If you can't kneel, a canoe seat still allows plenty of range of motion for casting. You can change your position to face a little bit to the right or left as long as your legs are bent so your feet are close to you, because that lets you swing your legs through about 60 or 70 degrees of arc (your legs are not forced to line up with the length of the boat the way they are when you sit on a sit-on-top).

Most of my fishing has been done in small boats that allow me to face more than on direction, and I find that that is exactly what I do, constantly change sitting positions so that I can face the proper direction when casting even though the wind keeps changing the orientation of my boat. I find a canoe to be just about as good, since when kneeling, I can cast in any direction except within a few degrees of arc directly behind me.
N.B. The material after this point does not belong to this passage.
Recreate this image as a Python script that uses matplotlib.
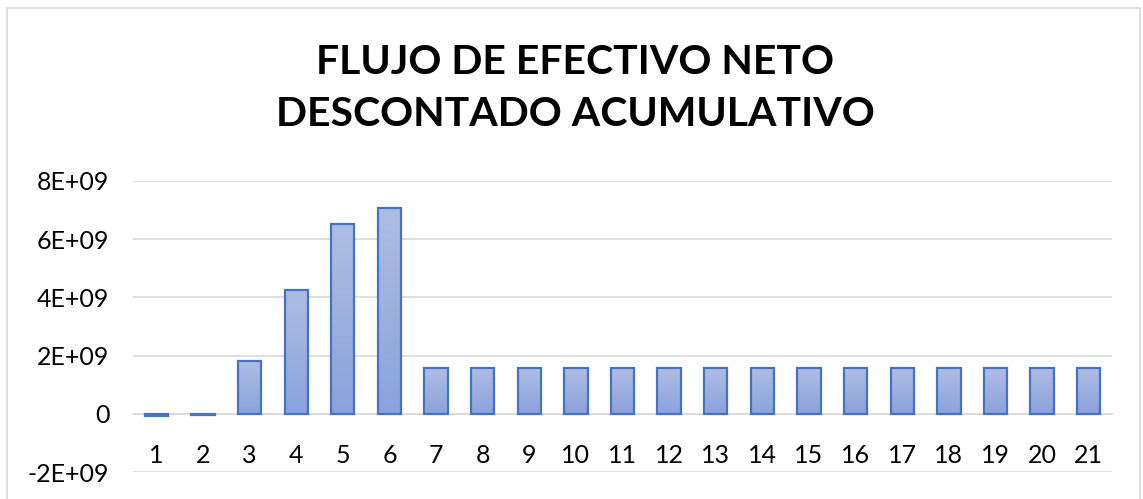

Sit-on-tops are popular on the ocean coastlines, but on small bodies of inland water, there's almost always a need to cast in a particular direction, and to be able to see where your line goes. You can drop anchor every time you stop to fish, but then there's a new problem. With a sit-on-top it wouldn't be convenient to tie-off the anchor line to any of four different locations on the boat, which is nice if you want the wind to position the boat (mostly) in some particular direction. With limited tie-off locations for your anchor line, odds are you won't be able to make the boat face the direction you want when anchored. In a solo canoe, you can do that with ease (you have four thwart ends within arm's reach), plus you can tie-off closer to the bow quite easily, or even to the stern with some imagination. Sit-on-toppers usually use clever mechanical gadgets just to attach their anchors so that they can do what a canoe can do in its bare-bones state.

Lastly, there's the gear-storage issue. That's pretty self evident.

It really comes down to the water on which you paddle and fish. Sit-on-tops have their place. I'd say get a sit-on-top if you are paddling big water and need to be able to make good speed in spite of strong winds. If you are on smaller waters, stick with a canoe (and maybe consider getting a solo canoe for much greater paddling ease) for comfort, less-limited casting ability and convenient access to all your stuff. Every boat is a compromise of one sort or another, and you have to figure out what features you value most at the expense of something else.

SOT Anchoring Problems…
…can be solved with an anchor trolley. Limited tie-off problems are also solved by adding pad eyes or jam cleats wherever you want.

Yep

– Last Updated: Mar-10-10 7:29 PM EST –

That's what I meant when I said "Sit-on-toppers usually use clever mechanical gadgets just to attach their anchors so that they can do what a canoe can do in its bare-bones state." To clarify, I simply made a comparison between the need for more gear versus nothing extra.

The fact remains that a canoe is much easier and more versatile when it comes to anchoring. An extreme example would be fishing for trout at night with lanterns hung on the boat on a 40-foot-deep lake. To do that, the boat must be rock-solid in the water between two very heavy anchors placed quite far apart (if the boat sways around, you won't catch anything). Carrying two 15-pound anchors with big flukes (plus a couple of 90-foot lengths of quarter-inch rope, each on its own plywood "carrying spool") in a canoe is no hardship at all, nor is tightly tethering the canoe end-wise between them. That's an extreme example, but it simply shows that when it comes to anchoring, whatever a SOT can do, a canoe can do with less fuss. All boats have strengths and weaknesses, but the "strengths" of a SOT are not related to fishing, but to paddling the boat in conditions that would be difficult in a solo canoe.